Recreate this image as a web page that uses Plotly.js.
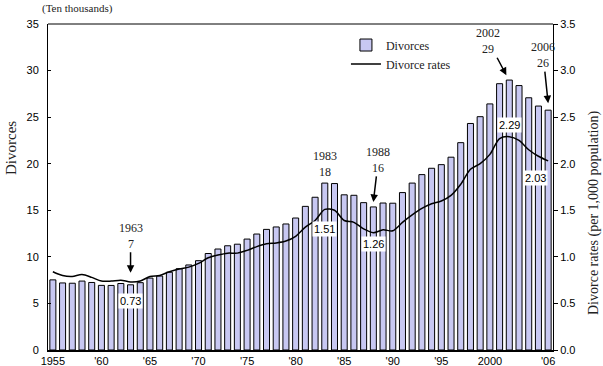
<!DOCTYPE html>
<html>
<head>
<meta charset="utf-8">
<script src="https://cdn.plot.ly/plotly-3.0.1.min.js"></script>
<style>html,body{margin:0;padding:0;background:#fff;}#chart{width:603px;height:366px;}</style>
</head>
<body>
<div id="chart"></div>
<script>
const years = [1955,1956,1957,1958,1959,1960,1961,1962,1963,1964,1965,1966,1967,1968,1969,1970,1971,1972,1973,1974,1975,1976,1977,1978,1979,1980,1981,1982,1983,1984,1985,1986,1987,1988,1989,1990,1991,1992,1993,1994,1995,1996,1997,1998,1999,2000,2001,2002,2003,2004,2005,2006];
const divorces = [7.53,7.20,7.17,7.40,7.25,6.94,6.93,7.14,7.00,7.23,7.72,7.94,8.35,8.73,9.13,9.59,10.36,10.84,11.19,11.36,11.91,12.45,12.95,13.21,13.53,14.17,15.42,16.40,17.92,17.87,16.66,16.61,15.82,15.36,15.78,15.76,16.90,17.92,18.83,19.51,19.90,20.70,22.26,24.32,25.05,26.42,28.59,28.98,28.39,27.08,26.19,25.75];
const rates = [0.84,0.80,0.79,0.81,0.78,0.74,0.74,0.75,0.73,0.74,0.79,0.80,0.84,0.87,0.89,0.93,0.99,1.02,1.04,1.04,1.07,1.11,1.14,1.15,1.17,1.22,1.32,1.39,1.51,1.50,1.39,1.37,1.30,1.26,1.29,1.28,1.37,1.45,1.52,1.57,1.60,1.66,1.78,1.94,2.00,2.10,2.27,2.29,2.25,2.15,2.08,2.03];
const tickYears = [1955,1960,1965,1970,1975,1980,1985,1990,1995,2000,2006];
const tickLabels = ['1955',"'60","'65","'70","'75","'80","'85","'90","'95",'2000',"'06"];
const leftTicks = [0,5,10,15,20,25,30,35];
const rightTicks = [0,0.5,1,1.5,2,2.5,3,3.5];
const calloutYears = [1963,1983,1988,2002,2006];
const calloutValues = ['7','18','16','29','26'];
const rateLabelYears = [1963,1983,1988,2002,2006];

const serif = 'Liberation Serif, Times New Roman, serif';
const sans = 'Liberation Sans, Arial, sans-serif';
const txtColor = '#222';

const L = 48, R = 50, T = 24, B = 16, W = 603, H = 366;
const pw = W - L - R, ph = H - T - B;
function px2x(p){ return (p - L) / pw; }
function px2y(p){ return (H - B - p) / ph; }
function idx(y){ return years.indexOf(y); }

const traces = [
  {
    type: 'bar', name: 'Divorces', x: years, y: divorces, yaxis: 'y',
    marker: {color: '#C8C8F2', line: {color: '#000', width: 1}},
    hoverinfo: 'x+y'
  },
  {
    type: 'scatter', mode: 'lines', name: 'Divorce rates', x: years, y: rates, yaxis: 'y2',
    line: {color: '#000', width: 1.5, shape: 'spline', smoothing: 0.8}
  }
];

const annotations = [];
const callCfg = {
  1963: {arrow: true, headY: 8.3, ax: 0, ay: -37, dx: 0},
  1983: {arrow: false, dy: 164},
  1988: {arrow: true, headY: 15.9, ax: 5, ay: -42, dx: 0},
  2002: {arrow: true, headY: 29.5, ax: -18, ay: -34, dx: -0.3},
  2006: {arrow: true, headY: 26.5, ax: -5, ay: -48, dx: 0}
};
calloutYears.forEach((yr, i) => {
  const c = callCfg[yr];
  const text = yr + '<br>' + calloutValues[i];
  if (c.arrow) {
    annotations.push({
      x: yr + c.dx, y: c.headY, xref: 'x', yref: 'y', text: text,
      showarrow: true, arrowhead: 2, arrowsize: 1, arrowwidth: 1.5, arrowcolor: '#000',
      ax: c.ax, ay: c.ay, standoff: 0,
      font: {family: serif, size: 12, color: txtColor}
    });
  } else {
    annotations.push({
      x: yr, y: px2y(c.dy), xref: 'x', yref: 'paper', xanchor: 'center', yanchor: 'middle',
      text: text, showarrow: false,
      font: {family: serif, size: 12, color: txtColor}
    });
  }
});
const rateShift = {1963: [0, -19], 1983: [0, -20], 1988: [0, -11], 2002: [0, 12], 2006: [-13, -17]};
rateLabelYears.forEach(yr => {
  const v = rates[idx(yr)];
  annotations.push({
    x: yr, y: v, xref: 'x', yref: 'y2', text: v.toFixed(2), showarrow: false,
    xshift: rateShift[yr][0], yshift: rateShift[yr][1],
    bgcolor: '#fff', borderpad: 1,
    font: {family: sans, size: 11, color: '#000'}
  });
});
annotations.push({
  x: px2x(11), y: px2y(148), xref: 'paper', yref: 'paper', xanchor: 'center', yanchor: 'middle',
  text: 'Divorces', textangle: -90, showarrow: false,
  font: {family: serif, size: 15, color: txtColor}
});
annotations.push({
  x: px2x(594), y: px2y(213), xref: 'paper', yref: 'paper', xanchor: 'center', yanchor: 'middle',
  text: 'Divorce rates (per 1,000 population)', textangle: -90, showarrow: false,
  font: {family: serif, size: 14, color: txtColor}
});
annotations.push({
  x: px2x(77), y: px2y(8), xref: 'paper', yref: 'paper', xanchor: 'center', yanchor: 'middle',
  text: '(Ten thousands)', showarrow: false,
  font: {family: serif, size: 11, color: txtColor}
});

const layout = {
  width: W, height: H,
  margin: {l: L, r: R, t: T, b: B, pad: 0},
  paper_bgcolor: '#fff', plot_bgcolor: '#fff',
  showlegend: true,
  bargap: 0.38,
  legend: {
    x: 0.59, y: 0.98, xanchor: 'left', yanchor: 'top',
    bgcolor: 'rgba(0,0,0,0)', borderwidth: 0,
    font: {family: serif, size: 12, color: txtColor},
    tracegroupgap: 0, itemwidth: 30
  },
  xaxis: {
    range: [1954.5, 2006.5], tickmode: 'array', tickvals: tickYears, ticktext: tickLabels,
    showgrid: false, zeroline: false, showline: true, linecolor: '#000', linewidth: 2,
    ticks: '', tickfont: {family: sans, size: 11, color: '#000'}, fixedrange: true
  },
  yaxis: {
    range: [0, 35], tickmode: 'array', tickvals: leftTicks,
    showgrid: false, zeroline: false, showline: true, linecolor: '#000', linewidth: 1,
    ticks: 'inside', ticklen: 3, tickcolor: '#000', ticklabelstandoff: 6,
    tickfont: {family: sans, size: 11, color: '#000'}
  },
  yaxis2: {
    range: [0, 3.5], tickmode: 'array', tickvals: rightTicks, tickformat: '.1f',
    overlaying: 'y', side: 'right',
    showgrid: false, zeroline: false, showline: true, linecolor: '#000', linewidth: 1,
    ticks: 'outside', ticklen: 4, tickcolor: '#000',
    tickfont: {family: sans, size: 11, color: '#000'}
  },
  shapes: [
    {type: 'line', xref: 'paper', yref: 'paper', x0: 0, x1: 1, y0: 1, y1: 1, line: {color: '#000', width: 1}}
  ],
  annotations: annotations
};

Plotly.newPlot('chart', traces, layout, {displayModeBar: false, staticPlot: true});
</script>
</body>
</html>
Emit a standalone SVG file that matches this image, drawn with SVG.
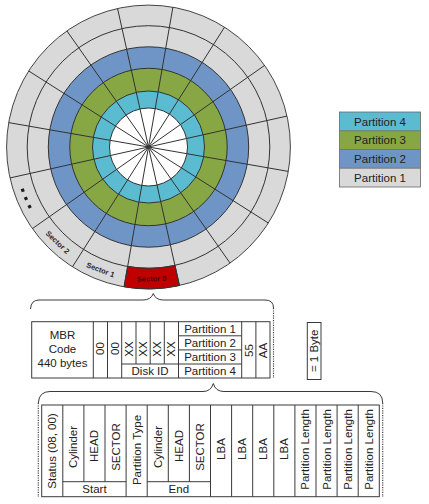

Objective:
Give an exact copy of the material, leaving out every picture.

Finished exercise:
Recreate this image as a web page that uses Plotly.js.
<!DOCTYPE html>
<html>
<head>
<meta charset="utf-8">
<script src="https://cdn.plot.ly/plotly-3.0.1.min.js"></script>
<style>html,body{margin:0;padding:0;background:#fff;}#chart{width:603px;height:366px;}</style>
</head>
<body>
<div id="chart"></div>
<script>
const years = [1955,1956,1957,1958,1959,1960,1961,1962,1963,1964,1965,1966,1967,1968,1969,1970,1971,1972,1973,1974,1975,1976,1977,1978,1979,1980,1981,1982,1983,1984,1985,1986,1987,1988,1989,1990,1991,1992,1993,1994,1995,1996,1997,1998,1999,2000,2001,2002,2003,2004,2005,2006];
const divorces = [7.53,7.20,7.17,7.40,7.25,6.94,6.93,7.14,7.00,7.23,7.72,7.94,8.35,8.73,9.13,9.59,10.36,10.84,11.19,11.36,11.91,12.45,12.95,13.21,13.53,14.17,15.42,16.40,17.92,17.87,16.66,16.61,15.82,15.36,15.78,15.76,16.90,17.92,18.83,19.51,19.90,20.70,22.26,24.32,25.05,26.42,28.59,28.98,28.39,27.08,26.19,25.75];
const rates = [0.84,0.80,0.79,0.81,0.78,0.74,0.74,0.75,0.73,0.74,0.79,0.80,0.84,0.87,0.89,0.93,0.99,1.02,1.04,1.04,1.07,1.11,1.14,1.15,1.17,1.22,1.32,1.39,1.51,1.50,1.39,1.37,1.30,1.26,1.29,1.28,1.37,1.45,1.52,1.57,1.60,1.66,1.78,1.94,2.00,2.10,2.27,2.29,2.25,2.15,2.08,2.03];
const tickYears = [1955,1960,1965,1970,1975,1980,1985,1990,1995,2000,2006];
const tickLabels = ['1955',"'60","'65","'70","'75","'80","'85","'90","'95",'2000',"'06"];
const leftTicks = [0,5,10,15,20,25,30,35];
const rightTicks = [0,0.5,1,1.5,2,2.5,3,3.5];
const calloutYears = [1963,1983,1988,2002,2006];
const calloutValues = ['7','18','16','29','26'];
const rateLabelYears = [1963,1983,1988,2002,2006];

const serif = 'Liberation Serif, Times New Roman, serif';
const sans = 'Liberation Sans, Arial, sans-serif';
const txtColor = '#222';

const L = 48, R = 50, T = 24, B = 16, W = 603, H = 366;
const pw = W - L - R, ph = H - T - B;
function px2x(p){ return (p - L) / pw; }
function px2y(p){ return (H - B - p) / ph; }
function idx(y){ return years.indexOf(y); }

const traces = [
  {
    type: 'bar', name: 'Divorces', x: years, y: divorces, yaxis: 'y',
    marker: {color: '#C8C8F2', line: {color: '#000', width: 1}},
    hoverinfo: 'x+y'
  },
  {
    type: 'scatter', mode: 'lines', name: 'Divorce rates', x: years, y: rates, yaxis: 'y2',
    line: {color: '#000', width: 1.5, shape: 'spline', smoothing: 0.8}
  }
];

const annotations = [];
const callCfg = {
  1963: {arrow: true, headY: 8.3, ax: 0, ay: -37, dx: 0},
  1983: {arrow: false, dy: 164},
  1988: {arrow: true, headY: 15.9, ax: 5, ay: -42, dx: 0},
  2002: {arrow: true, headY: 29.5, ax: -18, ay: -34, dx: -0.3},
  2006: {arrow: true, headY: 26.5, ax: -5, ay: -48, dx: 0}
};
calloutYears.forEach((yr, i) => {
  const c = callCfg[yr];
  const text = yr + '<br>' + calloutValues[i];
  if (c.arrow) {
    annotations.push({
      x: yr + c.dx, y: c.headY, xref: 'x', yref: 'y', text: text,
      showarrow: true, arrowhead: 2, arrowsize: 1, arrowwidth: 1.5, arrowcolor: '#000',
      ax: c.ax, ay: c.ay, standoff: 0,
      font: {family: serif, size: 12, color: txtColor}
    });
  } else {
    annotations.push({
      x: yr, y: px2y(c.dy), xref: 'x', yref: 'paper', xanchor: 'center', yanchor: 'middle',
      text: text, showarrow: false,
      font: {family: serif, size: 12, color: txtColor}
    });
  }
});
const rateShift = {1963: [0, -19], 1983: [0, -20], 1988: [0, -11], 2002: [0, 12], 2006: [-13, -17]};
rateLabelYears.forEach(yr => {
  const v = rates[idx(yr)];
  annotations.push({
    x: yr, y: v, xref: 'x', yref: 'y2', text: v.toFixed(2), showarrow: false,
    xshift: rateShift[yr][0], yshift: rateShift[yr][1],
    bgcolor: '#fff', borderpad: 1,
    font: {family: sans, size: 11, color: '#000'}
  });
});
annotations.push({
  x: px2x(11), y: px2y(148), xref: 'paper', yref: 'paper', xanchor: 'center', yanchor: 'middle',
  text: 'Divorces', textangle: -90, showarrow: false,
  font: {family: serif, size: 15, color: txtColor}
});
annotations.push({
  x: px2x(594), y: px2y(213), xref: 'paper', yref: 'paper', xanchor: 'center', yanchor: 'middle',
  text: 'Divorce rates (per 1,000 population)', textangle: -90, showarrow: false,
  font: {family: serif, size: 14, color: txtColor}
});
annotations.push({
  x: px2x(77), y: px2y(8), xref: 'paper', yref: 'paper', xanchor: 'center', yanchor: 'middle',
  text: '(Ten thousands)', showarrow: false,
  font: {family: serif, size: 11, color: txtColor}
});

const layout = {
  width: W, height: H,
  margin: {l: L, r: R, t: T, b: B, pad: 0},
  paper_bgcolor: '#fff', plot_bgcolor: '#fff',
  showlegend: true,
  bargap: 0.38,
  legend: {
    x: 0.59, y: 0.98, xanchor: 'left', yanchor: 'top',
    bgcolor: 'rgba(0,0,0,0)', borderwidth: 0,
    font: {family: serif, size: 12, color: txtColor},
    tracegroupgap: 0, itemwidth: 30
  },
  xaxis: {
    range: [1954.5, 2006.5], tickmode: 'array', tickvals: tickYears, ticktext: tickLabels,
    showgrid: false, zeroline: false, showline: true, linecolor: '#000', linewidth: 2,
    ticks: '', tickfont: {family: sans, size: 11, color: '#000'}, fixedrange: true
  },
  yaxis: {
    range: [0, 35], tickmode: 'array', tickvals: leftTicks,
    showgrid: false, zeroline: false, showline: true, linecolor: '#000', linewidth: 1,
    ticks: 'inside', ticklen: 3, tickcolor: '#000', ticklabelstandoff: 6,
    tickfont: {family: sans, size: 11, color: '#000'}
  },
  yaxis2: {
    range: [0, 3.5], tickmode: 'array', tickvals: rightTicks, tickformat: '.1f',
    overlaying: 'y', side: 'right',
    showgrid: false, zeroline: false, showline: true, linecolor: '#000', linewidth: 1,
    ticks: 'outside', ticklen: 4, tickcolor: '#000',
    tickfont: {family: sans, size: 11, color: '#000'}
  },
  shapes: [
    {type: 'line', xref: 'paper', yref: 'paper', x0: 0, x1: 1, y0: 1, y1: 1, line: {color: '#000', width: 1}}
  ],
  annotations: annotations
};

Plotly.newPlot('chart', traces, layout, {displayModeBar: false, staticPlot: true});
</script>
</body>
</html>
Emit a standalone SVG file that matches this image, drawn with SVG.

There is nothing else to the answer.